The backstory: I designed this bench based on my sketches of old plows. It was to honor an old farmer who love plows. My great friend Andy Adams built it.

The backstory: I designed this bench based on my sketches of old plows. It was to honor an old farmer who love plows. My great friend Andy Adams built it.

Make an effort to see the current project at Hampton Preston House in Columbia, SC. I got to pull in a local carpenter, steel guy and mason to shine. The fountain is the most amazing thing, though overshadowed by the steel gazebo. When I told old mason Hubble my plan, he shook his head and looked down.  He did that a lot, ‘you can’t do that, people will trip, do you understand water won’t run like that?” The next morning he had a sketch; more than that, he had a plan and a poem and was ready to make it flow.

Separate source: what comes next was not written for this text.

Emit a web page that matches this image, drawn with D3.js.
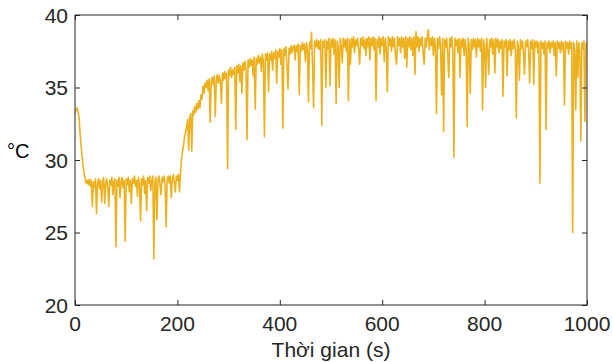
<!DOCTYPE html>
<html><head><meta charset="utf-8">
<script src="https://cdn.jsdelivr.net/npm/d3@7"></script>
<style>body{margin:0;background:#fff}svg{display:block}text{font-family:"Liberation Sans",Arial,Helvetica,sans-serif;fill:#262626}</style>
</head><body>
<script>
// Sampling: one reading every 2 s from 0 to 1000 s
const tStart = 0, tStep = 2;
const temperature = [
33.2,33.5,33.6,33.3,32.9,31.8,31.0,30.2,29.5,29.0,
28.7,28.4,28.6,28.3,28.7,28.2,28.6,26.8,28.5,28.1,
28.7,26.3,28.4,28.7,28.0,28.6,27.1,28.5,28.8,27.0,
28.4,28.7,28.1,26.8,28.6,28.3,28.8,27.6,28.5,28.7,
24.0,28.6,28.2,28.8,27.4,28.5,28.8,28.1,28.6,24.4,
28.7,28.3,28.8,27.8,28.6,27.0,28.7,28.4,28.9,28.2,
28.6,27.5,28.8,28.4,25.8,28.7,28.3,28.9,27.7,28.6,
26.5,28.8,28.4,28.9,27.9,28.6,28.9,23.2,28.5,28.8,
25.9,28.6,28.9,28.3,27.6,28.8,28.5,28.9,28.2,25.4,
28.7,28.9,28.4,28.9,27.4,28.7,29.0,28.5,27.8,28.9,
28.6,29.0,27.8,29.1,30.0,30.6,31.0,31.6,31.9,32.3,
32.8,30.7,32.9,33.2,30.6,33.4,33.1,33.7,33.3,33.9,
33.5,34.1,33.6,34.5,34.2,35.1,34.6,35.3,35.0,35.5,
34.8,35.6,32.6,35.4,35.7,35.2,35.8,33.0,35.5,35.9,
35.3,35.8,35.4,33.9,36.0,35.5,36.1,35.6,36.0,29.4,
36.2,35.8,36.4,35.7,36.2,35.9,36.4,32.1,36.5,36.0,
36.6,35.4,36.5,34.6,36.7,36.2,36.8,36.3,31.4,36.9,
36.4,37.0,36.5,36.9,35.8,37.1,33.5,37.0,36.6,37.2,
36.7,37.1,36.1,37.3,36.8,31.6,37.3,36.9,37.4,34.7,
37.3,36.9,37.5,36.2,37.4,37.0,37.6,35.3,37.5,37.1,
37.7,36.6,37.6,32.2,37.7,37.2,37.8,36.4,34.9,37.7,
37.3,37.9,37.4,37.8,37.9,36.9,37.9,37.5,38.0,34.5,
37.9,37.5,38.1,37.6,38.0,36.8,38.1,37.6,34.0,38.1,
37.7,38.8,36.4,33.6,38.2,37.8,38.3,37.7,38.2,37.6,
38.3,32.4,38.2,37.8,38.3,35.0,38.2,37.7,38.4,35.1,
38.3,37.8,38.4,37.3,38.3,33.9,38.2,37.8,35.0,38.4,
37.9,36.7,38.4,37.8,38.3,37.5,38.4,34.1,38.3,36.6,
38.4,37.8,38.5,37.4,38.3,37.9,38.4,37.6,36.6,38.4,
37.9,38.5,37.7,38.3,37.2,38.4,37.8,38.5,36.9,38.4,
37.9,38.5,37.6,38.4,34.1,38.3,37.8,38.5,37.3,38.4,
37.9,38.5,36.8,38.4,37.7,34.7,38.5,37.9,38.4,37.5,
38.5,37.8,38.4,37.1,36.6,38.5,37.9,38.4,37.4,38.5,
37.8,38.4,37.0,38.5,36.4,38.4,37.8,38.5,37.6,38.4,
37.2,38.5,35.9,38.85,37.8,38.5,37.5,38.4,37.9,38.5,
37.3,36.6,38.4,37.8,38.5,39.0,37.6,38.4,37.9,38.5,
37.2,38.4,37.8,33.2,38.4,37.7,38.5,37.9,34.5,38.4,
31.95,38.3,37.8,38.4,37.3,35.7,38.4,37.8,38.5,37.5,
30.2,38.4,37.9,38.3,37.4,38.4,35.7,38.3,37.8,38.4,
37.2,38.3,37.7,32.3,38.4,37.9,34.6,38.3,37.6,38.4,
37.8,38.3,37.1,38.4,37.8,38.3,37.5,38.4,33.45,38.3,
37.8,35.0,38.4,37.7,35.9,38.3,37.8,38.4,37.3,38.3,
36.0,38.4,37.8,38.3,37.4,38.2,37.7,38.3,34.4,38.2,
37.8,38.3,35.8,38.2,37.6,38.3,37.2,38.2,37.7,38.3,
37.5,32.9,38.2,37.8,35.5,38.3,37.7,38.2,37.3,35.9,
38.2,37.8,38.3,37.5,35.3,38.2,37.7,38.3,35.2,38.2,
37.8,38.2,37.4,38.1,28.4,38.2,37.7,38.1,37.3,38.2,
32.1,38.1,37.7,38.2,37.4,38.1,37.8,38.2,37.2,38.1,
35.8,38.2,37.7,38.1,37.4,38.2,37.6,38.1,33.8,38.2,
37.7,38.1,37.3,38.2,37.7,38.1,25.0,38.1,37.6,33.45,
38.2,35.7,38.1,37.6,31.3,38.1,37.7,38.2,32.65,38.0,
38.1
];
const xTicks = [0,200,400,600,800,1000];
const yTicks = [20,25,30,35,40];
const xDomain = [0,1000], yDomain = [20,40];
const xLabel = "Thời gian (s)", yLabel = "°C";

const W = 612, H = 362;
const m = {l:75, r:25, t:15, b:57};
const svg = d3.select("body").append("svg").attr("width",W).attr("height",H);
const x = d3.scaleLinear().domain(xDomain).range([m.l, W-m.r]);
const y = d3.scaleLinear().domain(yDomain).range([H-m.b, m.t]);

const data = temperature.map((v,i)=>({t: tStart + i*tStep, v}));

svg.append("clipPath").attr("id","clip").append("rect")
  .attr("x",m.l).attr("y",m.t).attr("width",W-m.l-m.r).attr("height",H-m.t-m.b);

svg.append("path").datum(data)
  .attr("clip-path","url(#clip)")
  .attr("fill","none").attr("stroke","#EDB120").attr("stroke-width",1.6)
  .attr("stroke-linejoin","round")
  .attr("d", d3.line().x(d=>x(d.t)).y(d=>y(d.v)));

const tl = 5;
const axisStyle = g => { g.select(".domain").remove(); g.selectAll("line").attr("stroke","#262626"); g.selectAll("text").remove(); };
svg.append("g").attr("transform",`translate(0,${H-m.b})`)
  .call(d3.axisBottom(x).tickValues(xTicks).tickSizeInner(-tl).tickSizeOuter(0)).call(axisStyle);
svg.append("g").attr("transform",`translate(0,${m.t})`)
  .call(d3.axisTop(x).tickValues(xTicks).tickSizeInner(-tl).tickSizeOuter(0)).call(axisStyle);
svg.append("g").attr("transform",`translate(${m.l},0)`)
  .call(d3.axisLeft(y).tickValues(yTicks).tickSizeInner(-tl).tickSizeOuter(0)).call(axisStyle);
svg.append("g").attr("transform",`translate(${W-m.r},0)`)
  .call(d3.axisRight(y).tickValues(yTicks).tickSizeInner(-tl).tickSizeOuter(0)).call(axisStyle);

svg.append("rect").attr("x",m.l).attr("y",m.t).attr("width",W-m.l-m.r).attr("height",H-m.t-m.b)
  .attr("fill","none").attr("stroke","#262626").attr("stroke-width",1);

svg.selectAll(".xt").data(xTicks).enter().append("text")
  .attr("x",d=>x(d)).attr("y",H-m.b+26).attr("text-anchor","middle")
  .attr("font-size",21).text(d=>d);
svg.selectAll(".yt").data(yTicks).enter().append("text")
  .attr("x",m.l-7).attr("y",d=>y(d)+7.5).attr("text-anchor","end")
  .attr("font-size",21).text(d=>d);

svg.append("text").attr("x",(m.l+W-m.r)/2).attr("y",H-5).attr("text-anchor","middle")
  .attr("font-size",21).text(xLabel);
svg.append("text").attr("x",7).attr("y",158).attr("font-size",20).style("fill","#000").text(yLabel);
</script>
</body></html>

The choice I made to stay dirty, to work with the dirty guys was right for me. We may never know the stories of the people who live in them, but for a while, during dreaming and construction, these are places we pull together the  our gardens,

Here’s a fun video of a recent project:

3 Comments

  1. Dot Stuit on May 13, 2015 at 9:19 pm

    Like your beginning sentences. I ended up the scientist, but enjoy being with horticulturists. Thank you for sharing a bit of your life. It adds ‘value’ for me when I see places you have created. A greater appreciation for how you came about a design. Thanks and best of luck in continuing to write. Hope to see this in print sometime – but take your time and get it the way You want it.

  2. Cindy Vann on May 13, 2015 at 9:34 pm

    Jenks, Very good article. No recommendations. Enjoyed the read as well as time spent with ya’ll on Mother’s Day

  3. Meredith Sterling on May 14, 2015 at 6:27 am

    Beautiful. Thank you for sharing your story with us — it’s a good story, in and of itself, as yours are (I read your book twice, remember? and I don’t read if the story isn’t there…:), but it’s also inspirational. For me, it’s inspirational as I work to create my own garden and, further, as I slowly creep back into working with fused glass and try to find a comfort level there beyond my fears of failure. Enjoyed the visit tremendously; thank you again.